Serge Foucher, the head of Sony in France, was taken hostage on March 12th by factory workers seeking better severance terms. They shut him in a meeting room and barricaded the plant with huge tree trunks. In January 2008 the British boss of an ice-cream factory was held hostage overnight after announcing plans to fire over half of its workers. In February 2008 the head of a car-parts factory was seized after workers realised that he was planning to move the operation to Slovakia. Ten days later, workers at a tyre factory owned by Michelin locked in two senior executives in protest at plans to shut the plant. Business leaders in France are horrified. No one has been seriously hurt in any of these episodes. And the tactic seems to work: in many cases, the workers got their demands met, or came close in doing so.

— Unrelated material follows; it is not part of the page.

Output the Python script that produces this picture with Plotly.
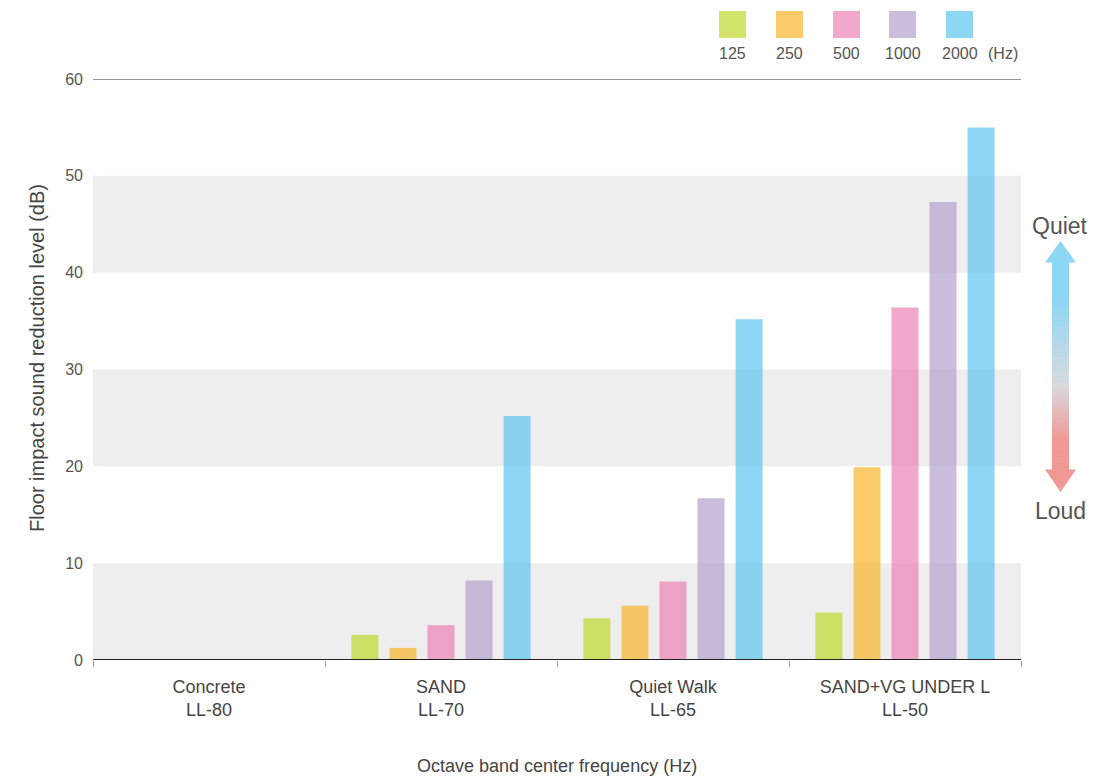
import plotly.graph_objects as go

categories = ["Concrete<br>LL-80", "SAND<br>LL-70", "Quiet Walk<br>LL-65", "SAND+VG UNDER L<br>LL-50"]
bands = ["125", "250", "500", "1000", "2000"]
v125 = [0, 2.6, 4.3, 4.9]
v250 = [0, 1.25, 5.6, 19.9]
v500 = [0, 3.6, 8.1, 36.4]
v1000 = [0, 8.2, 16.7, 47.3]
v2000 = [0, 25.2, 35.2, 55.0]
series = [v125, v250, v500, v1000, v2000]
y_ticks = [0, 10, 20, 30, 40, 50, 60]

# bar fills (semi-transparent) and swatch colours (as seen on white)
bar_cols = ["rgba(189,214,26,0.65)", "rgba(246,175,26,0.65)", "rgba(235,121,173,0.65)",
            "rgba(173,155,201,0.65)", "rgba(80,193,240,0.65)"]
swatch_cols = ["#d4e46a", "#f9cb6a", "#f2a8ca", "#cabedc", "#8dd7f5"]

W, H = 1116, 776
L, R, T, B = 93, 95, 79, 116
pw, ph = W - L - R, H - T - B


def px(x):
    return (x - L) / pw


def py(y):
    return (H - B - y) / ph


fig = go.Figure()
for name, vals, col in zip(bands, series, bar_cols):
    fig.add_trace(go.Bar(x=categories, y=vals, name=name, marker=dict(color=col, line=dict(width=0)),
                         showlegend=False))

shapes = []
# grey bands
for lo in (0, 20, 40):
    shapes.append(dict(type="rect", xref="paper", yref="y", x0=0, x1=1, y0=lo, y1=lo + 10,
                       fillcolor="#eeeeee", line=dict(width=0), layer="below"))
# top and zero lines
shapes.append(dict(type="line", xref="paper", yref="y", x0=0, x1=1, y0=60, y1=60,
                   line=dict(color="#333333", width=1)))
shapes.append(dict(type="line", xref="paper", yref="y", x0=0, x1=1, y0=0, y1=0,
                   line=dict(color="#231f1e", width=2)))

annotations = []
# custom legend
sx = [719, 776, 833, 889, 946]
for x0, col, lab in zip(sx, swatch_cols, bands):
    shapes.append(dict(type="rect", xref="paper", yref="paper", x0=px(x0), x1=px(x0 + 27),
                       y0=py(11), y1=py(38), fillcolor=col, line=dict(width=0)))
    annotations.append(dict(xref="paper", yref="paper", x=px(x0 + 13.5), y=py(53), text=lab,
                            showarrow=False, font=dict(size=16, color="#555555"),
                            xanchor="center", yanchor="middle"))
annotations.append(dict(xref="paper", yref="paper", x=px(1003), y=py(53), text="(Hz)",
                        showarrow=False, font=dict(size=16, color="#555555"),
                        xanchor="center", yanchor="middle"))

# gradient arrow
def lerp(c1, c2, t):
    return tuple(round(a + (b - a) * t) for a, b in zip(c1, c2))

blue = (141, 214, 245)
grey = (216, 218, 222)
red = (240, 152, 148)
top_base, bot_base = 262, 470
n = 70
for i in range(n):
    y0 = top_base + (bot_base - top_base) * i / n
    y1 = top_base + (bot_base - top_base) * (i + 1) / n
    ym = (y0 + y1) / 2
    if ym < 300:
        c = blue
    elif ym < 385:
        c = lerp(blue, grey, (ym - 300) / 85)
    elif ym < 440:
        c = lerp(grey, red, (ym - 385) / 55)
    else:
        c = red
    shapes.append(dict(type="rect", xref="paper", yref="paper", x0=px(1052), x1=px(1069),
                       y0=py(y0), y1=py(y1 + 0.6), fillcolor="rgb(%d,%d,%d)" % c, line=dict(width=0)))
# arrow heads (paper coords path)
def tri(xl, xr, yb, xt, yt):
    return "M %f %f L %f %f L %f %f Z" % (px(xl), py(yb), px(xr), py(yb), px(xt), py(yt))

shapes.append(dict(type="path", xref="paper", yref="paper", path=tri(1045, 1076, top_base + 0.5, 1060.5, 241),
                   fillcolor="rgb(%d,%d,%d)" % blue, line=dict(width=0)))
shapes.append(dict(type="path", xref="paper", yref="paper", path=tri(1045, 1076, bot_base - 0.5, 1060.5, 492),
                   fillcolor="rgb(%d,%d,%d)" % red, line=dict(width=0)))
annotations.append(dict(xref="paper", yref="paper", x=px(1060), y=py(226), text="Quiet", showarrow=False,
                        font=dict(size=23, color="#555555"), xanchor="center", yanchor="middle"))
annotations.append(dict(xref="paper", yref="paper", x=px(1060), y=py(511), text="Loud", showarrow=False,
                        font=dict(size=23, color="#555555"), xanchor="center", yanchor="middle"))
# axis titles
annotations.append(dict(xref="paper", yref="paper", x=px(557), y=py(766), text="Octave band center frequency (Hz)",
                        showarrow=False, font=dict(size=18, color="#444444"), xanchor="center", yanchor="middle"))
annotations.append(dict(xref="paper", yref="paper", x=px(37), y=py(358), text="Floor impact sound reduction level (dB)",
                        showarrow=False, textangle=-90, font=dict(size=20, color="#444444"),
                        xanchor="center", yanchor="middle"))

fig.update_layout(
    width=W, height=H,
    margin=dict(l=L, r=R, t=T, b=B),
    paper_bgcolor="white", plot_bgcolor="white",
    barmode="group", bargap=0.18, bargroupgap=0.29,
    font=dict(family="Liberation Sans, Arial, sans-serif", color="#555555"),
    shapes=shapes, annotations=annotations,
    xaxis=dict(type="category", tickson="boundaries", ticks="outside", ticklen=6, tickcolor="#999999",
               tickwidth=1, showgrid=False, showline=False, zeroline=False, ticklabelstandoff=14,
               tickfont=dict(size=18, color="#444444")),
    yaxis=dict(range=[0, 60], tickvals=y_ticks, showgrid=False, zeroline=False, showline=False,
               ticks="", ticklabelstandoff=9, tickfont=dict(size=16, color="#555555")),
)

fig.write_html("out.html", config={"displayModeBar": False},
               post_script="document.body.style.margin='0';document.body.style.padding='0';")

Could this habit spread? The Economist quotes David Partner, a kidnap and ransom expert at Miller Insurance, an insurance broker affiliated with Lloyd’s of London. “Because of the state of the world economy, it would not surprise me if bosses were held hostage by workers more frequently.”

Risks and rewards!

Sit-ins are already becoming more common. In December workers occupied a window factory in Chicago for five days to secure severance pay that they were owed. In February workers from Waterford Wedgwood in Ireland marched on the offices of Deloitte, an accountancy firm, and refused to leave until they got a meeting with the company’s receiver. In America, workers are likely to become more militant, because of a sense of injustice over pay. “I could easily see executive hostage-taking happening here within a few months,” said Gary Chaison, professor of industrial relations at Clark University in Massachusetts.